• **WHAT TO WORK ON**
What lies from the line containing "Emit a LaTeX" through the line containing "minimum width=475pt, minimum"? Print exactly those lines, with both ends, and no others.

• **MATERIAL PROVIDED**
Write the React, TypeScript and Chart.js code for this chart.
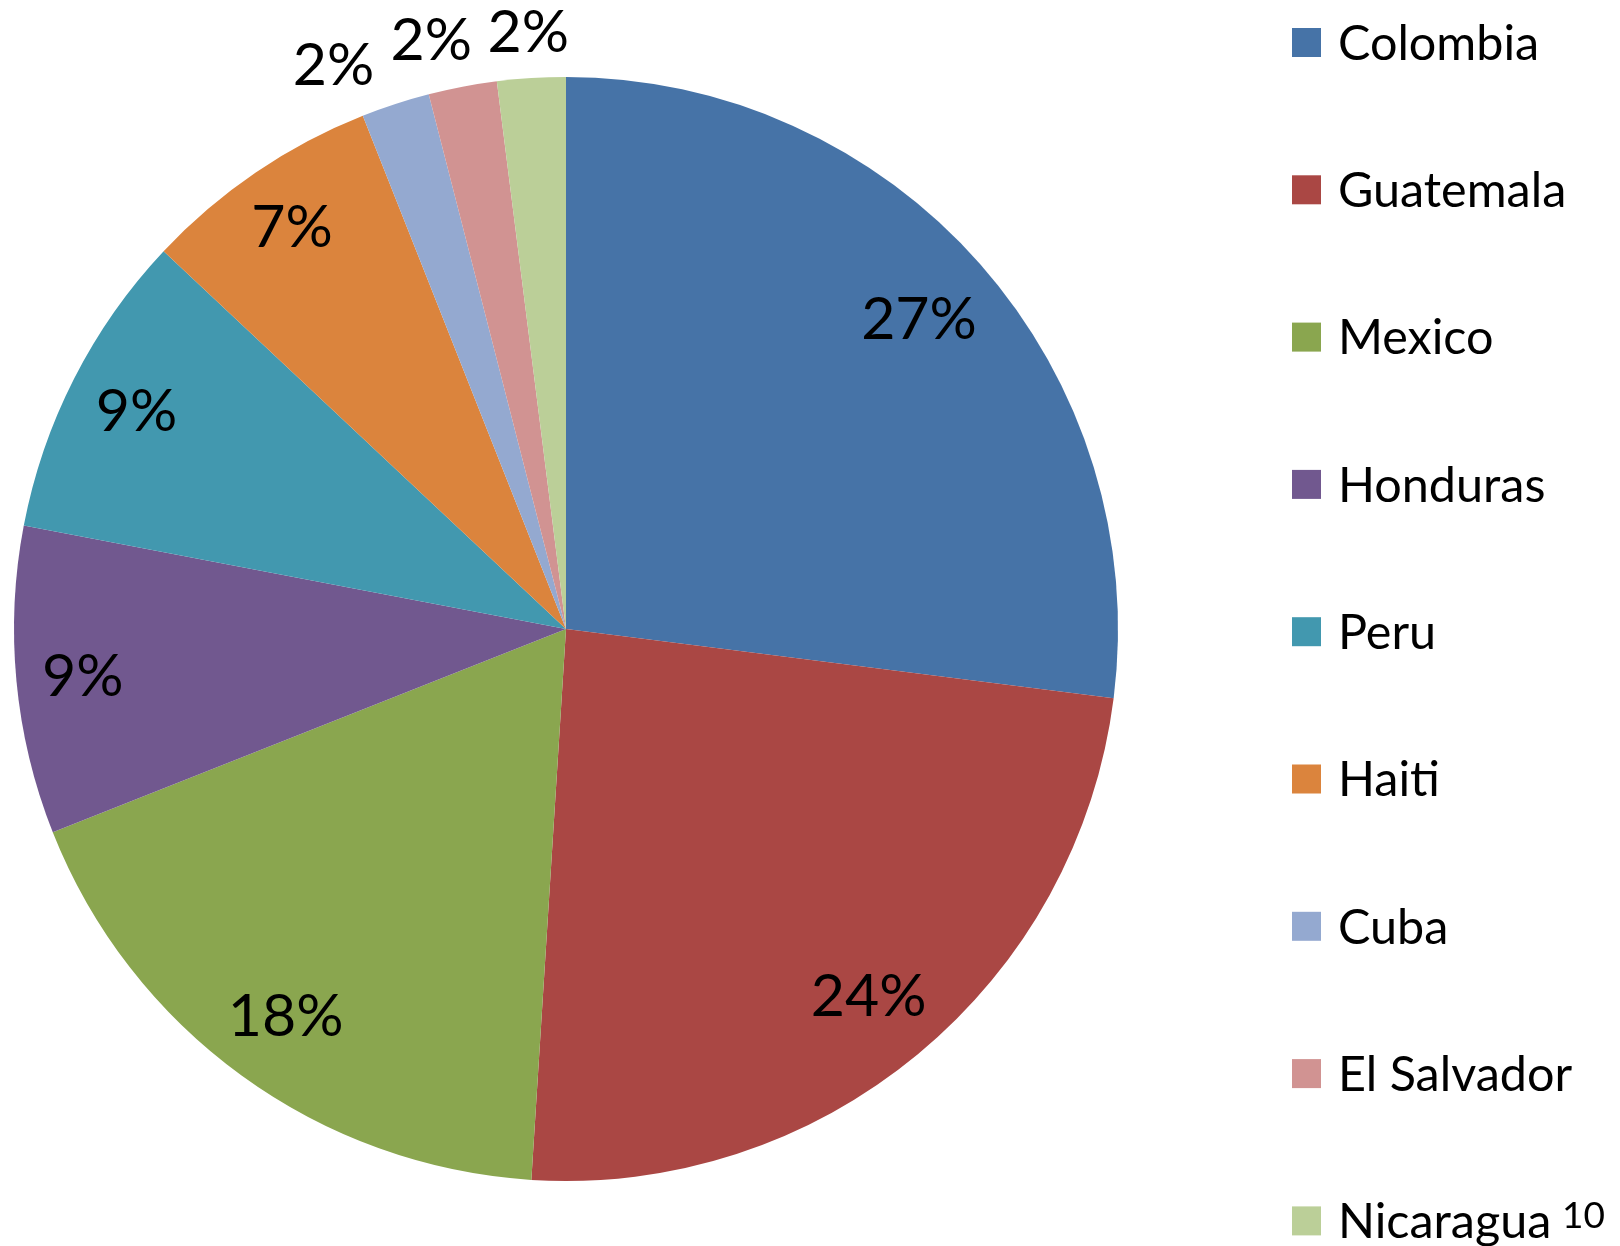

* * *

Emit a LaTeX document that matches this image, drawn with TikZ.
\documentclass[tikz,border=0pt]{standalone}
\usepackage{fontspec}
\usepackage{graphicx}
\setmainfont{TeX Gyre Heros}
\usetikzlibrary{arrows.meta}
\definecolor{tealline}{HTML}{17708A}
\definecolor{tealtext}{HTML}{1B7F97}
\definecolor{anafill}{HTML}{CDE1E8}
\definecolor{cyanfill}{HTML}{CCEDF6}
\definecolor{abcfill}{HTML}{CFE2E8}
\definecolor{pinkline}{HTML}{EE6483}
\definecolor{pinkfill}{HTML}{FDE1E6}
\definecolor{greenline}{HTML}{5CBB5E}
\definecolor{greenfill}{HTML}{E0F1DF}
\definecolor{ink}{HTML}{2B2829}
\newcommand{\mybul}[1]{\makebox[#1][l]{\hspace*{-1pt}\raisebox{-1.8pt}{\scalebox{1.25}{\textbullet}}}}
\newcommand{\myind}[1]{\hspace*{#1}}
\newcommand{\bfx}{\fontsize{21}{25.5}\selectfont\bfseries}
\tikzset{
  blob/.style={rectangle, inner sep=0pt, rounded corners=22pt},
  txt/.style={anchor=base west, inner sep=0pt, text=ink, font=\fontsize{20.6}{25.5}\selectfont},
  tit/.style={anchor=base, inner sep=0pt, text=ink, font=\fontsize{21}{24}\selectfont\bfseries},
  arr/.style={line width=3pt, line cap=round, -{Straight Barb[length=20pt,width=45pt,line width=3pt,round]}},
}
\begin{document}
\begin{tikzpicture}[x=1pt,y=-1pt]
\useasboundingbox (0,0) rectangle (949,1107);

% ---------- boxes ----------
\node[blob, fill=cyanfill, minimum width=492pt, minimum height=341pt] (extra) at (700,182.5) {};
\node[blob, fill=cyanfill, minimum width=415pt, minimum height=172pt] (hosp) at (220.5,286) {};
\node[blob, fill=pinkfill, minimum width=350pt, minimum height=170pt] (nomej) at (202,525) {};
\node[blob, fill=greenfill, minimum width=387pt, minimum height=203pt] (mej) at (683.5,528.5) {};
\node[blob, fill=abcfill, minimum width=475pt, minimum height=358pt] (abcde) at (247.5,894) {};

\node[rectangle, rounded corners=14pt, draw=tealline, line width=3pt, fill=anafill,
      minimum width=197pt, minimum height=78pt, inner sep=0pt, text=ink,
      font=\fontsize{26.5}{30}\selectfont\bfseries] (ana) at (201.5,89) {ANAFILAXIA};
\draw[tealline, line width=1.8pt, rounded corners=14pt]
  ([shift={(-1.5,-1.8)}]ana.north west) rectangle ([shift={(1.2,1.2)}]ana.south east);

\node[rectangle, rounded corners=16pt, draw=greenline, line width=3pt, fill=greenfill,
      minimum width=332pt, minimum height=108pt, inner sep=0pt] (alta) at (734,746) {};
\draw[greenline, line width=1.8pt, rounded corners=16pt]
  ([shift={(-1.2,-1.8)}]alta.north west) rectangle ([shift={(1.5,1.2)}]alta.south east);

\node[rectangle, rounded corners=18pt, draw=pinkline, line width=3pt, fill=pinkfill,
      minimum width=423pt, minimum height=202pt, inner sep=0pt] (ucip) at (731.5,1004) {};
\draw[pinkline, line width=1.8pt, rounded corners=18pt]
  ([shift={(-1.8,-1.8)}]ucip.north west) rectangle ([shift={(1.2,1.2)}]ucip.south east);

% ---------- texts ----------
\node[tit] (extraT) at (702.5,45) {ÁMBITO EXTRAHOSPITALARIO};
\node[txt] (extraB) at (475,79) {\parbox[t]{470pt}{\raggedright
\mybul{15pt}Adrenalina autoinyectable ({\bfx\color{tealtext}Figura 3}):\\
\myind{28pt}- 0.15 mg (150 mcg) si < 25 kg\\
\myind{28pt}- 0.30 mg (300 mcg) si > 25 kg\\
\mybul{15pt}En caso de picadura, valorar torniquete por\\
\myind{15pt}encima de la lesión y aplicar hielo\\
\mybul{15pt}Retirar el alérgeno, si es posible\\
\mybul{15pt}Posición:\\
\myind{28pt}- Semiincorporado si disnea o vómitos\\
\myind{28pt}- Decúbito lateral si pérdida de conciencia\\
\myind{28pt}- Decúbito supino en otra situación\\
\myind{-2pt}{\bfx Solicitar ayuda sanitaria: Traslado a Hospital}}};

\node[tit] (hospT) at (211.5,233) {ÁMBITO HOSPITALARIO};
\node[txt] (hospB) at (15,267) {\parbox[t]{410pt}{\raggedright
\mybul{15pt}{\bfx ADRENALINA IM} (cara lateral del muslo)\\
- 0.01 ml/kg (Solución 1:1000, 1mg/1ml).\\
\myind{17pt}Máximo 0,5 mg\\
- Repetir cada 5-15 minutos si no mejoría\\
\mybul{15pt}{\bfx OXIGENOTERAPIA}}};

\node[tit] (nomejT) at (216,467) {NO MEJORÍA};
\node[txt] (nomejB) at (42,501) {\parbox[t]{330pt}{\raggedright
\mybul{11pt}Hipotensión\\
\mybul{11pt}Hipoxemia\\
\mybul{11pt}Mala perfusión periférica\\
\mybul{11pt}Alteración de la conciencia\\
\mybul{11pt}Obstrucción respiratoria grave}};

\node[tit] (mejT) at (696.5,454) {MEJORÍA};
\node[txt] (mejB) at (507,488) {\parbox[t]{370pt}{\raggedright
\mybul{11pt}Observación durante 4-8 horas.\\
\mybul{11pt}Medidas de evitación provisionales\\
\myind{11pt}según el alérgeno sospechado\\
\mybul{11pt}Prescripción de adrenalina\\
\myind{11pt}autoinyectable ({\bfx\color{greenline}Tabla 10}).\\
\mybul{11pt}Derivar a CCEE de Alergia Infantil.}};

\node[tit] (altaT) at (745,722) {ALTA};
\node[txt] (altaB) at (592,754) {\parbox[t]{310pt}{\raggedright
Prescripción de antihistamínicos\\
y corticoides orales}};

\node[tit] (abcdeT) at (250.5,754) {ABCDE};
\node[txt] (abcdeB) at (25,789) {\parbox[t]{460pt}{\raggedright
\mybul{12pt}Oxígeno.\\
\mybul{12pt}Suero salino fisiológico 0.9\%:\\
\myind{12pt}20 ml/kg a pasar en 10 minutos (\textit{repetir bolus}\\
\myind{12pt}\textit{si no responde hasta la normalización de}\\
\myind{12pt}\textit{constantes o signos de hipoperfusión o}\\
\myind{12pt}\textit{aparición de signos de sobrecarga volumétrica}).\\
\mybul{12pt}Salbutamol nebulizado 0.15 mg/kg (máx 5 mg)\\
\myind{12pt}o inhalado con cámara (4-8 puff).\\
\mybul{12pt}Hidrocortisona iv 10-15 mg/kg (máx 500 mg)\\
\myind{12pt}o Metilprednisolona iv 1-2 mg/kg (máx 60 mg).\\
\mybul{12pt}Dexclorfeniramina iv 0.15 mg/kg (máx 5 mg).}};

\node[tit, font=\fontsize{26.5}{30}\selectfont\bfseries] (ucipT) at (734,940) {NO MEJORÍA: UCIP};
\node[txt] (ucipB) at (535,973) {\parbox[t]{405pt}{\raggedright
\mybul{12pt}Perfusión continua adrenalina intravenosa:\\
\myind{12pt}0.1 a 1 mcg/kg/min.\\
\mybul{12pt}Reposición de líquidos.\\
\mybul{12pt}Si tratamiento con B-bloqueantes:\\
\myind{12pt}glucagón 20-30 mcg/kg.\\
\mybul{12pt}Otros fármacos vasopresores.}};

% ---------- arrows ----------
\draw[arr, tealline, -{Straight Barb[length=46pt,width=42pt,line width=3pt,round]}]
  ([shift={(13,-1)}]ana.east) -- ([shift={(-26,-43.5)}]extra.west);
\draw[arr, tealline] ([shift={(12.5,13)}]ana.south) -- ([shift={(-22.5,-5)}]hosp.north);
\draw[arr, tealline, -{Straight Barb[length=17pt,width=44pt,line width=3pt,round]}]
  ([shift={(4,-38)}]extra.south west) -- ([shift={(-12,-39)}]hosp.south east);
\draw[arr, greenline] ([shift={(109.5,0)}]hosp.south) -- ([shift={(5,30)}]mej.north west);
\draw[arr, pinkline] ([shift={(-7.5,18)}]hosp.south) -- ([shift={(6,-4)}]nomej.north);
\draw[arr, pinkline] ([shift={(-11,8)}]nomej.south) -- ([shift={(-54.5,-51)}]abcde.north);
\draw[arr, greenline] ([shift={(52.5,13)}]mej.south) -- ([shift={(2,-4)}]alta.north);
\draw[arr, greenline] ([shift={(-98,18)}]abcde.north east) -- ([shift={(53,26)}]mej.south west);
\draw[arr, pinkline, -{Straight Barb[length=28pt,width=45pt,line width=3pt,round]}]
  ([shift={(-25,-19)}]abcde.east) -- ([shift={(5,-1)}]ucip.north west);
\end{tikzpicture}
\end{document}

• **RESPONSE**
Emit a LaTeX document that matches this image, drawn with TikZ.
\documentclass[tikz,border=0pt]{standalone}
\usepackage{fontspec}
\usepackage{graphicx}
\setmainfont{TeX Gyre Heros}
\usetikzlibrary{arrows.meta}
\definecolor{tealline}{HTML}{17708A}
\definecolor{tealtext}{HTML}{1B7F97}
\definecolor{anafill}{HTML}{CDE1E8}
\definecolor{cyanfill}{HTML}{CCEDF6}
\definecolor{abcfill}{HTML}{CFE2E8}
\definecolor{pinkline}{HTML}{EE6483}
\definecolor{pinkfill}{HTML}{FDE1E6}
\definecolor{greenline}{HTML}{5CBB5E}
\definecolor{greenfill}{HTML}{E0F1DF}
\definecolor{ink}{HTML}{2B2829}
\newcommand{\mybul}[1]{\makebox[#1][l]{\hspace*{-1pt}\raisebox{-1.8pt}{\scalebox{1.25}{\textbullet}}}}
\newcommand{\myind}[1]{\hspace*{#1}}
\newcommand{\bfx}{\fontsize{21}{25.5}\selectfont\bfseries}
\tikzset{
  blob/.style={rectangle, inner sep=0pt, rounded corners=22pt},
  txt/.style={anchor=base west, inner sep=0pt, text=ink, font=\fontsize{20.6}{25.5}\selectfont},
  tit/.style={anchor=base, inner sep=0pt, text=ink, font=\fontsize{21}{24}\selectfont\bfseries},
  arr/.style={line width=3pt, line cap=round, -{Straight Barb[length=20pt,width=45pt,line width=3pt,round]}},
}
\begin{document}
\begin{tikzpicture}[x=1pt,y=-1pt]
\useasboundingbox (0,0) rectangle (949,1107);

% ---------- boxes ----------
\node[blob, fill=cyanfill, minimum width=492pt, minimum height=341pt] (extra) at (700,182.5) {};
\node[blob, fill=cyanfill, minimum width=415pt, minimum height=172pt] (hosp) at (220.5,286) {};
\node[blob, fill=pinkfill, minimum width=350pt, minimum height=170pt] (nomej) at (202,525) {};
\node[blob, fill=greenfill, minimum width=387pt, minimum height=203pt] (mej) at (683.5,528.5) {};
\node[blob, fill=abcfill, minimum width=475pt, minimum height=358pt] (abcde) at (247.5,894) {};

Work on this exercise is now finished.